Hedge Funds Unwind Dollar Debasement Bets as Fed Rates Rise
Hedge funds are rapidly exiting ‘dollar debasement’ trades as markets price in further Fed rate hikes, lifting the dollar to a 13-month high and weighing on gold and silver.
Hedge funds and macro managers have been unwinding ‘dollar debasement’ positions after markets began pricing additional Federal Reserve rate hikes. The U.S. Dollar Index reached a 13-month high while gold and silver fell sharply.
Earlier in 2026, many macro investors built positions betting the Fed would ease monetary policy sooner and more deeply than other major central banks. Those positions increased demand for gold and silver, which investors used to hedge against falling real yields and a weaker U.S. currency.
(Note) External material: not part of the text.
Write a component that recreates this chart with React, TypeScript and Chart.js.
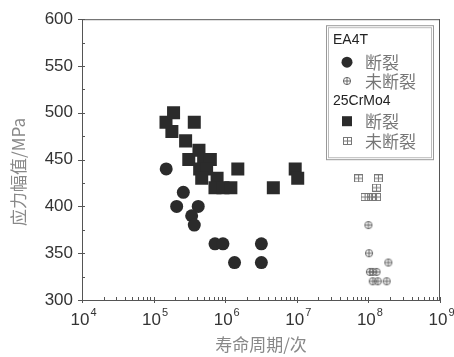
import React, { useEffect, useRef } from "react";
import { Chart, registerables } from "chart.js";

Chart.register(...registerables);

// ---- data ----
const ea4tFracN = [1.5e5, 2.6e5, 2.1e5, 4.2e5, 3.4e5, 3.7e5, 7.2e5, 9.3e5, 1.35e6, 3.2e6, 3.2e6];
const ea4tFracS = [440, 415, 400, 400, 390, 380, 360, 360, 340, 360, 340];

const ea4tRunN = [1.0e8, 1.02e8, 1.9e8, 1.05e8, 1.15e8, 1.3e8, 1.15e8, 1.35e8, 1.8e8];
const ea4tRunS = [380, 350, 340, 330, 330, 330, 320, 320, 320];

const crFracN = [1.49e5, 1.9e5, 1.8e5, 3.7e5, 2.8e5, 3.1e5, 4.3e5, 5.0e5, 6.2e5, 4.4e5, 5.5e5, 4.7e5, 7.7e5, 7.2e5, 9.3e5, 1.2e6, 1.5e6, 4.7e6, 9.5e6, 1.03e7];
const crFracS = [490, 500, 480, 490, 470, 450, 460, 450, 450, 440, 440, 430, 430, 420, 420, 420, 440, 420, 440, 430];

const crRunN = [7.3e7, 1.38e8, 1.3e8, 9.0e7, 1.1e8, 1.3e8];
const crRunS = [430, 430, 420, 410, 410, 410];

const xExponents = [4, 5, 6, 7, 8, 9];
const yTicks = [300, 350, 400, 450, 500, 550, 600];

const xTitle = "寿命周期/次";
const yTitle = "应力幅值/MPa";
const legendGroups = ["EA4T", "25CrMo4"];
const legendFrac = "断裂";
const legendRun = "未断裂";

const DARK = "#2b2b2b";
const HOLLOW = "#666";
const AXIS = "#555";
const CJK = '"Noto Sans CJK SC", sans-serif';
const LATIN = '"Liberation Sans", Arial, sans-serif';

function zip(xs: number[], ys: number[]) {
  return xs.map((x, i) => ({ x, y: ys[i] }));
}

function crossCircle(): HTMLCanvasElement {
  const c = document.createElement("canvas");
  c.width = 10;
  c.height = 10;
  const g = c.getContext("2d")!;
  g.strokeStyle = HOLLOW;
  g.lineWidth = 1;
  g.beginPath();
  g.arc(5, 5, 3.6, 0, Math.PI * 2);
  g.stroke();
  g.beginPath();
  g.moveTo(1.4, 5);
  g.lineTo(8.6, 5);
  g.moveTo(5, 1.4);
  g.lineTo(5, 8.6);
  g.stroke();
  return c;
}

function crossSquare(): HTMLCanvasElement {
  const c = document.createElement("canvas");
  c.width = 9;
  c.height = 8;
  const g = c.getContext("2d")!;
  g.strokeStyle = "#777";
  g.lineWidth = 1;
  g.strokeRect(0.5, 0.5, 8, 7);
  g.beginPath();
  g.moveTo(0.5, 4);
  g.lineTo(8.5, 4);
  g.moveTo(4.5, 0.5);
  g.lineTo(4.5, 7.5);
  g.stroke();
  return c;
}

export default function App() {
  const ref = useRef<HTMLCanvasElement | null>(null);

  useEffect(() => {
    document.body.style.margin = "0";
    const cc = crossCircle();
    const cs = crossSquare();

    const decor = {
      id: "decor",
      afterDraw(chart: any) {
        const ctx = chart.ctx;
        const { left, right, top, bottom } = chart.chartArea;
        const xs = chart.scales.x;
        const ys = chart.scales.y;
        ctx.save();
        ctx.strokeStyle = AXIS;
        ctx.lineWidth = 1;
        // top & right border
        ctx.beginPath();
        ctx.moveTo(left, top + 0.5);
        ctx.lineTo(right, top + 0.5);
        ctx.moveTo(right - 0.5, top);
        ctx.lineTo(right - 0.5, bottom);
        ctx.stroke();
        // y ticks
        ctx.beginPath();
        for (let v = 300; v <= 600; v += 25) {
          const y = Math.round(ys.getPixelForValue(v)) + 0.5;
          if (v % 50 === 0) {
            ctx.moveTo(left - 4, y);
            ctx.lineTo(left + 3, y);
          } else {
            ctx.moveTo(left, y);
            ctx.lineTo(left + 3, y);
          }
        }
        // x ticks
        for (let e = 4; e <= 9; e++) {
          const x = Math.round(xs.getPixelForValue(Math.pow(10, e))) + 0.5;
          ctx.moveTo(x, bottom - 3);
          ctx.lineTo(x, bottom + 3);
          if (e < 9) {
            for (let m = 2; m <= 9; m++) {
              const xm = Math.round(xs.getPixelForValue(m * Math.pow(10, e))) + 0.5;
              ctx.moveTo(xm, bottom);
              ctx.lineTo(xm, bottom - 3);
            }
          }
        }
        ctx.stroke();

        // x tick labels: 10 with superscript exponent
        ctx.fillStyle = "#333";
        ctx.textBaseline = "alphabetic";
        ctx.textAlign = "left";
        for (const e of xExponents) {
          const x = xs.getPixelForValue(Math.pow(10, e));
          ctx.font = `17px ${LATIN}`;
          const w1 = ctx.measureText("10").width;
          ctx.font = `11px ${LATIN}`;
          const w2 = ctx.measureText(String(e)).width;
          const x0 = x - (w1 + w2) / 2 + 1;
          ctx.font = `17px ${LATIN}`;
          ctx.fillText("10", x0, 325);
          ctx.font = `11px ${LATIN}`;
          ctx.fillText(String(e), x0 + w1 + 1, 316);
        }

        // axis titles
        ctx.fillStyle = "#888";
        ctx.font = `17px ${CJK}`;
        ctx.textAlign = "center";
        ctx.textBaseline = "middle";
        ctx.fillText(xTitle, (left + right) / 2, 345);
        ctx.save();
        ctx.translate(19, 172);
        ctx.rotate(-Math.PI / 2);
        ctx.fillText(yTitle, 0, 0);
        ctx.restore();

        // legend
        const bx = right - 114;
        const by = top + 6;
        const bw = 107;
        const bh = 134;
        ctx.strokeStyle = "#999";
        ctx.lineWidth = 1;
        ctx.strokeRect(bx + 0.5, by + 0.5, bw, bh);
        ctx.strokeStyle = "#bbb";
        ctx.strokeRect(bx + 2.5, by + 2.5, bw - 4, bh - 4);

        const mx = bx + 21;
        const tx = bx + 39;
        const rows = [by + 15, by + 37, by + 56, by + 76, by + 96, by + 116];
        ctx.textAlign = "left";
        ctx.textBaseline = "middle";
        for (let gi = 0; gi < 2; gi++) {
          const r0 = rows[gi * 3];
          ctx.fillStyle = "#222";
          ctx.font = `14px ${LATIN}`;
          ctx.fillText(legendGroups[gi], bx + 7, r0);
          ctx.fillStyle = DARK;
          if (gi === 0) {
            ctx.beginPath();
            ctx.arc(mx, rows[1], 5.5, 0, Math.PI * 2);
            ctx.fill();
          } else {
            ctx.fillRect(mx - 5, rows[4] - 5, 10, 10);
          }
          ctx.fillStyle = "#777";
          ctx.font = `17px ${CJK}`;
          ctx.fillText(legendFrac, tx, rows[gi * 3 + 1]);
          const img = gi === 0 ? cc : cs;
          ctx.drawImage(img, Math.round(mx - img.width / 2), Math.round(rows[gi * 3 + 2] - img.height / 2));
          ctx.fillText(legendRun, tx, rows[gi * 3 + 2]);
        }
        ctx.restore();
      },
    };

    const chart = new Chart(ref.current!, {
      type: "scatter",
      data: {
        datasets: [
          {
            label: "EA4T 断裂",
            data: zip(ea4tFracN, ea4tFracS),
            pointStyle: "circle",
            pointRadius: 6.5,
            backgroundColor: DARK,
            borderColor: DARK,
            borderWidth: 0,
          },
          {
            label: "EA4T 未断裂",
            data: zip(ea4tRunN, ea4tRunS),
            pointStyle: cc as any,
            pointRadius: 4,
          },
          {
            label: "25CrMo4 断裂",
            data: zip(crFracN, crFracS),
            pointStyle: "rect",
            pointRadius: 9.2,
            backgroundColor: DARK,
            borderColor: DARK,
            borderWidth: 0,
          },
          {
            label: "25CrMo4 未断裂",
            data: zip(crRunN, crRunS),
            pointStyle: cs as any,
            pointRadius: 4,
          },
        ],
      },
      options: {
        animation: false,
        responsive: false,
        events: [],
        layout: { padding: { top: 16, right: 14, left: 0, bottom: 0 } },
        plugins: { legend: { display: false }, tooltip: { enabled: false } },
        scales: {
          x: {
            type: "logarithmic",
            min: 1e4,
            max: 1e9,
            grid: { display: false, drawTicks: false },
            border: { display: true, color: AXIS },
            afterBuildTicks: (s: any) => {
              s.ticks = xExponents.map((e) => ({ value: Math.pow(10, e) }));
            },
            afterFit: (s: any) => {
              s.height = 57;
            },
            ticks: {
              display: false,
            },
          },
          y: {
            min: 300,
            max: 600,
            grid: { display: false, drawTicks: false },
            border: { display: true, color: AXIS },
            afterBuildTicks: (s: any) => {
              s.ticks = yTicks.map((v) => ({ value: v }));
            },
            afterFit: (s: any) => {
              s.width = 82;
            },
            ticks: {
              padding: 9,
              color: "#333",
              font: { family: LATIN, size: 17 },
            },
          },
        },
      },
      plugins: [decor],
    });
    return () => chart.destroy();
  }, []);

  return (
    <div style={{ width: 454, height: 357 }}>
      <canvas ref={ref} width={454} height={357} />
    </div>
  );
}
In recent days traders shifted to pricing further Fed tightening. Rising yields and a stronger dollar prompted funds to reduce or reverse bets tied to a weaker currency and lower real rates. The rapid repositioning resulted in selling pressure across inflation-sensitive assets.
On Wednesday gold fell more than 3%, leaving it more than 25% below its 2026 peak. Silver dropped 6.4%, extending its decline to about 50% from January highs. The Dollar Index moved to its highest level since early last year.
Equity markets reflected the reallocation. Technology and AI-related stocks came under pressure while investors increased allocations to more cyclical sectors, including homebuilders, regional banks and travel companies.
Market participants are reassessing large macro positions that dominated the first half of the year. Changes in rate expectations have led to rebalancing across currencies, commodities and equity sectors.